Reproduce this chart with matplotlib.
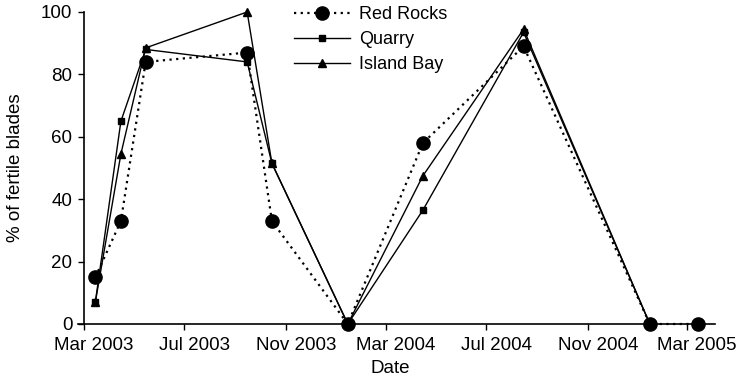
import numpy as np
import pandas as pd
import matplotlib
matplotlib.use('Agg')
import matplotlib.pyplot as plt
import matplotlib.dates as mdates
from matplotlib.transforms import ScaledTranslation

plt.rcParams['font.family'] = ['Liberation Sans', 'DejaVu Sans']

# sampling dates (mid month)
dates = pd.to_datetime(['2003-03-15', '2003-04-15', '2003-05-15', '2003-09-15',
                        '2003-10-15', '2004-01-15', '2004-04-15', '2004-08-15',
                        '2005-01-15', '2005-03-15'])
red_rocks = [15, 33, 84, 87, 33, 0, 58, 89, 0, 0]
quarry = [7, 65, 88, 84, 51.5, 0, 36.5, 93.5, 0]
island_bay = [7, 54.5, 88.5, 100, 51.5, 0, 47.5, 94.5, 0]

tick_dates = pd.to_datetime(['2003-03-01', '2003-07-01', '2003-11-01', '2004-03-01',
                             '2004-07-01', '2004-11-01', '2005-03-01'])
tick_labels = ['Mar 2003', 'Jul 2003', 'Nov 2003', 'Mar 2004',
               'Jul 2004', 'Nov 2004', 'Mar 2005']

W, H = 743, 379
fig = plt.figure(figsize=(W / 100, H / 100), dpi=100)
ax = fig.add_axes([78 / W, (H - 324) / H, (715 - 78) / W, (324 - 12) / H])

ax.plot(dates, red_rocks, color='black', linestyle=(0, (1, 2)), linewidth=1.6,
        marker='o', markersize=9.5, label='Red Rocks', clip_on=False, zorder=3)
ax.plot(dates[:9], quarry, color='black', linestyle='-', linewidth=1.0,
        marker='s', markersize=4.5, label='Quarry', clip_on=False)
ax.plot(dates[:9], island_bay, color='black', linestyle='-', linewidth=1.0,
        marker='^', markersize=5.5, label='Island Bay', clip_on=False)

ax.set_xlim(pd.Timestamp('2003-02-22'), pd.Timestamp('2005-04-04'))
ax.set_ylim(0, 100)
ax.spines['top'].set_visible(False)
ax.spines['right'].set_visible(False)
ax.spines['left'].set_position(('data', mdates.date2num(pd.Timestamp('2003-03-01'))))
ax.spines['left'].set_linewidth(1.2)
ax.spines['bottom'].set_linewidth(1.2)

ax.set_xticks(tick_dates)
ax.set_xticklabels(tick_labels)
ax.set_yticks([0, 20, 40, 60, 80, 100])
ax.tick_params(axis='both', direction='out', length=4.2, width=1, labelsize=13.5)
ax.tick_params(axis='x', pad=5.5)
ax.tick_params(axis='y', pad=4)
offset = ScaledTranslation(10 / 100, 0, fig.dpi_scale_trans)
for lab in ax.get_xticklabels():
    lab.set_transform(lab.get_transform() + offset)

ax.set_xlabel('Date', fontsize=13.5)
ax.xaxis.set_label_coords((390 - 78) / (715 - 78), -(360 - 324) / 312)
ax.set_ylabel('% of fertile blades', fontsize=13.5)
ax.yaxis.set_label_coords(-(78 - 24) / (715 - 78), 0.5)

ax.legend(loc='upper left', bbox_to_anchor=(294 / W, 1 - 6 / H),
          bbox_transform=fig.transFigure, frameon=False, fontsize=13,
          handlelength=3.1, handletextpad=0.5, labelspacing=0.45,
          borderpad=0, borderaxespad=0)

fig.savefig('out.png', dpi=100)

● ● ●

**Your goal**. Skip the pictures, please, and transcribe only the lines from the beginning of the material through the one that contains "from matplotlib.transforms import".

**Result for this task**.
Reproduce this chart with matplotlib.
import numpy as np
import pandas as pd
import matplotlib
matplotlib.use('Agg')
import matplotlib.pyplot as plt
import matplotlib.dates as mdates
from matplotlib.transforms import ScaledTranslation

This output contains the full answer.